For more info and ordering details, please go to Incurable.

It is doubtful that you will know much about Lionel Johnson (1867-1902) unless you are particularly knowledgeable about Victorian Poets, Oscar Wilde & W.B Yeats. Occasionally his best known poem ‘The Dark Angel’ crops up in ‘decadent’ anthologies, where his despairing voice soars out of the darkness, ‘Lonely, unto the Lone, I go’….Culture is mainly driven by commerce and although countless books have already been written about Oscar Wilde, no doubt there will be countless more for as long as he continues to exert a fascination. Fashion demands an icon-recycle every decade, be it Bowie, Prince, Hendrix, Wilde and now again, we’ll have Edith Piaf, Coco Chanel, Frida Kahlo or Schiaparelli, it depends on trends. I’m waiting for Rimbaud and Genet to get their seasonal rediscovery. Unfortunately, by narrowing the perimeters of art, we lose character and different perspectives. Thank goodness James Baldwin just snuck in. Aleister Crowley is another who has been overexposed by too many biographers who truly believe that another book on ‘The Great Beast’ will be a revelation, ditto The Sex Pistols, Iggy Pop, Nick Cave and William Burroughs. It’s like baked beans every night for eternity.

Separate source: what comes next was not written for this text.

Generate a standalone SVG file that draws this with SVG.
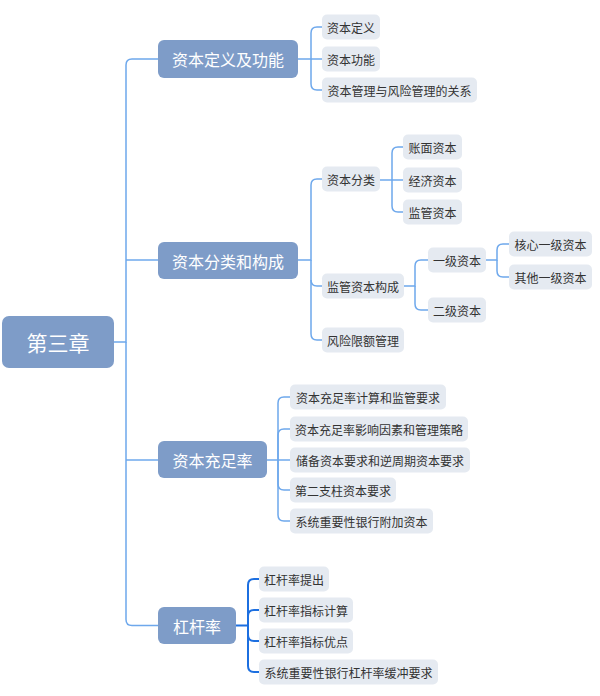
<svg xmlns="http://www.w3.org/2000/svg" width="600" height="696" viewBox="0 0 600 696">
<style>
.root{fill:#7e9cc8}
.l1{fill:#7e9cc8}
.l2{fill:#e5eaf1}
.tr{font-family:"Noto Sans CJK SC","Noto Sans",sans-serif;fill:#ffffff;font-size:21px;text-anchor:middle;dominant-baseline:central}
.t1{font-family:"Noto Sans CJK SC","Noto Sans",sans-serif;fill:#ffffff;font-size:16px;text-anchor:middle;dominant-baseline:central}
.t2{font-family:"Noto Sans CJK SC","Noto Sans",sans-serif;fill:#333333;font-size:12px;text-anchor:middle;dominant-baseline:central}
.c{fill:none;stroke:#6ea8ec;stroke-width:1.5}
.cd{fill:none;stroke:#1c6fe0;stroke-width:2}
</style>
<rect width="600" height="696" fill="#ffffff"/>
<g id="connectors">
<path class="c" d="M114 342 H126 V65 Q126 59 132 59 H158"/>
<path class="c" d="M126 342 V619.5 Q126 625.5 132 625.5 H158"/>
<path class="c" d="M126 260 H158"/>
<path class="c" d="M126 460 H158"/>
<path class="c" d="M298 59 H311 V33 Q311 27 317 27 H322"/>
<path class="c" d="M311 59 H322"/>
<path class="c" d="M311 59 V84 Q311 90 317 90 H322"/>
<path class="c" d="M298 260 H311 V185 Q311 179 317 179 H322"/>
<path class="c" d="M311 260 V280 Q311 286 317 286 H322"/>
<path class="c" d="M311 280 V334 Q311 340 317 340 H322"/>
<path class="c" d="M380 180 H403"/>
<path class="c" d="M392 180 V153 Q392 147 398 147 H403"/>
<path class="c" d="M392 180 V206 Q392 212 398 212 H403"/>
<path class="c" d="M404 286 H415 V266 Q415 260 421 260 H428"/>
<path class="c" d="M415 286 V304 Q415 310 421 310 H428"/>
<path class="c" d="M486 260 H497 V250 Q497 244 503 244 H509"/>
<path class="c" d="M497 260 V271 Q497 277 503 277 H509"/>
<path class="c" d="M267 460 H290"/>
<path class="c" d="M278 460 V403 Q278 397 284 397 H290"/>
<path class="c" d="M278 460 V435 Q278 429 284 429 H290"/>
<path class="c" d="M278 460 V484 Q278 490 284 490 H290"/>
<path class="c" d="M278 460 V515 Q278 521 284 521 H290"/>
<path class="cd" d="M236 625.5 H248 V585 Q248 579 254 579 H259"/>
<path class="cd" d="M248 625.5 V616 Q248 610 254 610 H259"/>
<path class="cd" d="M248 625.5 V635 Q248 641 254 641 H259"/>
<path class="cd" d="M248 625.5 V666 Q248 672 254 672 H259"/>
</g>
<g id="root"><rect class="root" x="2" y="316" width="112" height="52" rx="7"/><text class="tr" x="58" y="342">第三章</text></g>
<g id="n1"><rect class="l1" x="158" y="40" width="140" height="38" rx="6"/><text class="t1" x="228" y="59">资本定义及功能</text></g>
<g id="n2"><rect class="l1" x="158" y="242" width="140" height="37" rx="6"/><text class="t1" x="228" y="260.5">资本分类和构成</text></g>
<g id="n3"><rect class="l1" x="158" y="441" width="109" height="37" rx="6"/><text class="t1" x="212.5" y="459.5">资本充足率</text></g>
<g id="n4"><rect class="l1" x="158" y="607" width="78" height="37" rx="6"/><text class="t1" x="197" y="625.5">杠杆率</text></g>
<g id="n1a"><rect class="l2" x="322" y="14.5" width="58" height="25" rx="5"/><text class="t2" x="351" y="27">资本定义</text></g>
<g id="n1b"><rect class="l2" x="322" y="46.5" width="58" height="25" rx="5"/><text class="t2" x="351" y="59">资本功能</text></g>
<g id="n1c"><rect class="l2" x="322" y="77.5" width="155" height="25" rx="5"/><text class="t2" x="399.5" y="90">资本管理与风险管理的关系</text></g>
<g id="n2a"><rect class="l2" x="322" y="166.5" width="58" height="25" rx="5"/><text class="t2" x="351" y="179">资本分类</text></g>
<g id="n2a1"><rect class="l2" x="403" y="134.5" width="59" height="25" rx="5"/><text class="t2" x="432.5" y="147">账面资本</text></g>
<g id="n2a2"><rect class="l2" x="403" y="167.5" width="59" height="25" rx="5"/><text class="t2" x="432.5" y="180">经济资本</text></g>
<g id="n2a3"><rect class="l2" x="403" y="199.5" width="59" height="25" rx="5"/><text class="t2" x="432.5" y="212">监管资本</text></g>
<g id="n2b"><rect class="l2" x="322" y="273.5" width="82" height="25" rx="5"/><text class="t2" x="363" y="286">监管资本构成</text></g>
<g id="n2b1"><rect class="l2" x="428" y="247.5" width="58" height="25" rx="5"/><text class="t2" x="457" y="260">一级资本</text></g>
<g id="n2b2"><rect class="l2" x="428" y="297.5" width="58" height="25" rx="5"/><text class="t2" x="457" y="310">二级资本</text></g>
<g id="n2b1a"><rect class="l2" x="509" y="231.5" width="83" height="25" rx="5"/><text class="t2" x="550.5" y="244">核心一级资本</text></g>
<g id="n2b1b"><rect class="l2" x="509" y="264.5" width="83" height="25" rx="5"/><text class="t2" x="550.5" y="277">其他一级资本</text></g>
<g id="n2c"><rect class="l2" x="322" y="327.5" width="82" height="25" rx="5"/><text class="t2" x="363" y="340">风险限额管理</text></g>
<g id="n3a"><rect class="l2" x="290" y="384.5" width="156" height="25" rx="5"/><text class="t2" x="368" y="397">资本充足率计算和监管要求</text></g>
<g id="n3b"><rect class="l2" x="290" y="416.5" width="178" height="25" rx="5"/><text class="t2" x="379" y="429">资本充足率影响因素和管理策略</text></g>
<g id="n3c"><rect class="l2" x="290" y="447.5" width="180" height="25" rx="5"/><text class="t2" x="380" y="460">储备资本要求和逆周期资本要求</text></g>
<g id="n3d"><rect class="l2" x="290" y="477.5" width="106" height="25" rx="5"/><text class="t2" x="343" y="490">第二支柱资本要求</text></g>
<g id="n3e"><rect class="l2" x="290" y="508.5" width="143" height="25" rx="5"/><text class="t2" x="361.5" y="521">系统重要性银行附加资本</text></g>
<g id="n4a"><rect class="l2" x="259" y="566.5" width="70" height="25" rx="5"/><text class="t2" x="294" y="579">杠杆率提出</text></g>
<g id="n4b"><rect class="l2" x="259" y="597.5" width="94" height="25" rx="5"/><text class="t2" x="306" y="610">杠杆率指标计算</text></g>
<g id="n4c"><rect class="l2" x="259" y="628.5" width="94" height="25" rx="5"/><text class="t2" x="306" y="641">杠杆率指标优点</text></g>
<g id="n4d"><rect class="l2" x="259" y="659.5" width="179" height="25" rx="5"/><text class="t2" x="348.5" y="672">系统重要性银行杠杆率缓冲要求</text></g>
</svg>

Subculture tends to be more interesting and I don’t mean Patti Smith who has clothed herself as a Bohemian poet radical despite having establishment backing throughout her career. It depends on whether you wince or not at the thought of Robert Mapplethorpe who after exploiting the physicality of his models and boyfriends, many of whom had addiction and mental health issues kicked them out the door. I’d rather see ‘Paris is Burning’ than watch Madonna ‘Vogue’, it all depends on your perspective of authenticity. Nothing is ever just ‘entertainment’.

And so we return to Lionel Johnson, to whom I’ve dedicated myself for the last three years, from a feature in ‘Fortean Times’ to an essay in ‘Wormwood’ as a character in ‘The Greenwood Faun’ and now by editing a collection of his work for Strange Attractor, entitled: ‘Incurable.’ His poetry is exquisitely morbid, his story heart-breaking whilst his influence helped to shape one of the most fascinating yet tragic eras. Of his friends, Aubrey Beardsley has quite rightly been enshrined, Ernest Dowson, another ghostly versifier has been rediscovered, Lord Alfred Douglas has been vilified and the genius of W.B Yeats acclaimed but Lionel was allowed to slip away, absinthe glass in hand. It must also be remembered that as a teenager, he had the rare honour of having a volume of Walt Whitman thrown at him by a Welsh postmaster.